| There is a better way. We're (mostly) hackers for bleep's sake. You don't think that this is something that we can disrupt? The only reason we accept it as the status quo is that people accept it and say "this is the way it is" If you look at Goldman Sachs or Microsoft, BOTH are investing heavily in tuning their recruitment process to identify and hire neuro-atypical people. It is a business strategy that is paying off. Who's to day the kinder & gentler process they design couldn't be just as easily be applied to hiring in neuro-typicals. https://www.microsoft.com/en-us/diversity/inside-microsoft/c... https://fortune.com/2019/12/07/autism-aspergers-adhd-dyslexi... It doesn't change because it hasn't changed.
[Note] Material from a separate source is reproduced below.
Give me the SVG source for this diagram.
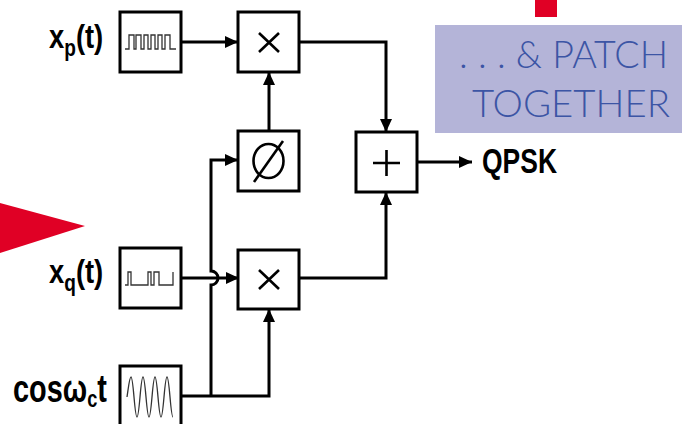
<svg xmlns="http://www.w3.org/2000/svg" width="682" height="424" viewBox="0 0 682 424">
<style>
.box{fill:#fff;stroke:#000;stroke-width:3}
.wire{fill:none;stroke:#000;stroke-width:3}
.wave{fill:none;stroke:#333;stroke-width:1.3}
.sym{fill:none;stroke:#000;stroke-width:2.6}
.lbl{font-family:"Liberation Sans",Arial,sans-serif;font-weight:bold;fill:#000}
.note{font-family:Lato,"Open Sans",sans-serif;font-weight:300;fill:#3c55a5}
</style>
<defs>
<marker id="arr" markerUnits="userSpaceOnUse" markerWidth="14" markerHeight="14" refX="13" refY="7" orient="auto">
<path d="M0,1 L13,7 L0,13 Z" fill="#000"/>
</marker>
</defs>
<rect width="682" height="424" fill="#fff"/>
<g id="red-triangle"><polygon points="0,203 85,226 0,253" fill="#e00025"/></g>
<g id="red-square"><rect x="535" y="0" width="22" height="17" fill="#e00025"/></g>
<g id="note">
<rect x="435" y="25" width="247" height="108" fill="#b4b4d8"/>
<text class="note" x="459" y="68" font-size="37" textLength="209" lengthAdjust="spacingAndGlyphs">. . . &amp; PATCH</text>
<text class="note" x="472" y="117" font-size="37" textLength="198" lengthAdjust="spacingAndGlyphs">TOGETHER</text>
</g>
<g id="connectors">
<path class="wire" d="M181,42 H238" marker-end="url(#arr)"/>
<path class="wire" d="M269,131 V72" marker-end="url(#arr)"/>
<path class="wire" d="M299,42 H386 V132" marker-end="url(#arr)"/>
<path class="wire" d="M417,162 H472" marker-end="url(#arr)"/>
<path class="wire" d="M181,278 H239" marker-end="url(#arr)"/>
<path class="wire" d="M299,278 H386 V192" marker-end="url(#arr)"/>
<path class="wire" d="M181,396 H269 V309" marker-end="url(#arr)"/>
<path class="wire" d="M211,396 V285 A7,7 0 0 0 211,271 V160 H238" marker-end="url(#arr)"/>
</g>
<g id="xp-label"><text class="lbl" transform="translate(49,48) scale(0.83,1)" font-size="33">x<tspan font-size="23" dy="8">p</tspan><tspan dy="-8">(t)</tspan></text></g>
<g id="xq-label"><text class="lbl" transform="translate(49,283) scale(0.83,1)" font-size="33">x<tspan font-size="23" dy="8">q</tspan><tspan dy="-8">(t)</tspan></text></g>
<g id="cos-label"><text class="lbl" transform="translate(13,402) scale(0.76,1)" font-size="38">cosω<tspan font-size="24" dy="5">c</tspan><tspan dy="-5">t</tspan></text></g>
<g id="qpsk-label"><text class="lbl" x="482" y="173" font-size="35" textLength="75" lengthAdjust="spacingAndGlyphs">QPSK</text></g>
<g id="xp-source">
<rect class="box" x="120" y="12" width="61" height="60"/>
<path class="wave" d="M125,49 H129 V35 H134 V49 H136 V35 H141 V49 H144 V35 H148 V49 H151 V35 H155 V49 H158 V35 H162 V49 H165 V35 H170 V49 H176"/>
</g>
<g id="xq-source">
<rect class="box" x="120" y="248" width="61" height="60"/>
<path class="wave" d="M125,285 H128 V272 H131 V285 H148 V272 H151 V285 H154 V272 H159 V285 H173 V272"/>
</g>
<g id="cos-source">
<rect class="box" x="120" y="366" width="61" height="62"/>
<path class="wave" d="M127,397 C128.5,387 129.5,377 131,377 C133.5,377 134.5,417 137,417 C139.5,417 140.5,377 143,377 C145.5,377 146.5,417 149,417 C151.5,417 152.5,377 155,377 C157.5,377 158.5,417 161,417 C163.5,417 164.5,377 167,377 C169.5,377 170.5,417 173,417"/>
</g>
<g id="mult-top">
<rect class="box" x="238" y="12" width="61" height="60"/>
<path class="sym" d="M259,33 L279,52 M279,33 L259,52"/>
</g>
<g id="phase">
<rect class="box" x="238" y="131" width="61" height="60"/>
<ellipse class="sym" cx="268.5" cy="161" rx="15" ry="17" stroke-width="3"/>
<path class="sym" d="M283,141 L254,182" stroke-width="3"/>
</g>
<g id="mult-bottom">
<rect class="box" x="238" y="250" width="61" height="59"/>
<path class="sym" d="M259,270 L279,289 M279,270 L259,289"/>
</g>
<g id="sum">
<rect class="box" x="356" y="132" width="61" height="60"/>
<path class="sym" d="M373,163 H400 M386.5,150 V176"/>
</g>
</svg>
Not because it can't. |
Ironically, the old-school hackers who made the word "hacker" famous, like the ones who built the UNIX ecosystem before Linux was even a thing, knew their CS fundamentals like the back of their hand. They'd have zero trouble with the coding aspect of these interviews.
Very few people on HN are hackers.
> "If you look at Goldman Sachs or Microsoft, BOTH are investing heavily in tuning their recruitment process to identify and hire neuro-atypical people"
That's just a publicity stunt. I'd bet money that few of the neuro-atypical they hire last long in those places.